In what could lead to a better understanding of mass, scientists have discovered a new particle or a quantum excitation, which was previously undetectable, through a tabletop experiment. Named the axial Higgs mode, the new elusive particle is a magnetic relative of the mass-defining Higgs Boson particle. Currently, scientists use the Standard Model of Particle Physics to explain the most building blocks of the universe. According to it, particles called quarks — which include protons and neutrons — and leptons — which include electrons — make up every matter known to us. However, besides this, there are force-carrying particles belonging to a group called bosons that influence the leptons and the quarks.

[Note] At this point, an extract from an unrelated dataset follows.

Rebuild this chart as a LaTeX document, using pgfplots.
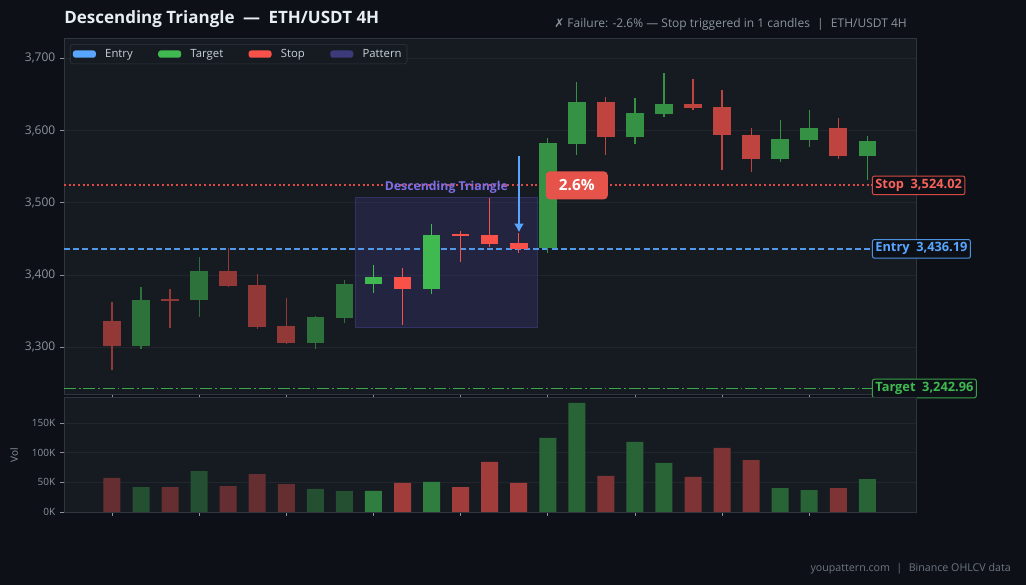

Associated with the Higgs field, the Higgs Boson particle was discovered a decade ago on July 4, 2012, and helped shed light on the concept of mass. The new particle has, however, magnetic moment and thus requires complex theories to demystify its properties, said Kenneth Burch, a physics professor at Boston College and lead co-author of the new report published in the journal Nature.

The Higgs Boson particle was discovered through experiments in a massive particle collider whereas the team of scientists used a tabletop experiment format. The team made use of RTe3, which is a rare-earth tritelluride and a well-studied quantum material that they could study at room temperature. “It’s not every day you find a new particle sitting on your tabletop,” said Burch.

According to him, RTe3 has properties similar to the theory that is behind the production of axial Higgs mode. Highlighting the challenges of the experiment, Burch said studying quantum properties of particles often requires a complex setup that includes high-powered lasers and huge magnets among others.

To tackle these problems, the team resorted to a unique use of scattering of light and chose a proper quantum simulator. To unearth the properties of the mode, Burch said they shined a laser on the material using the scattering method. “As such, we were able to reveal the hidden magnetic component and prove the discovery of the first axial Higgs mode,” he added.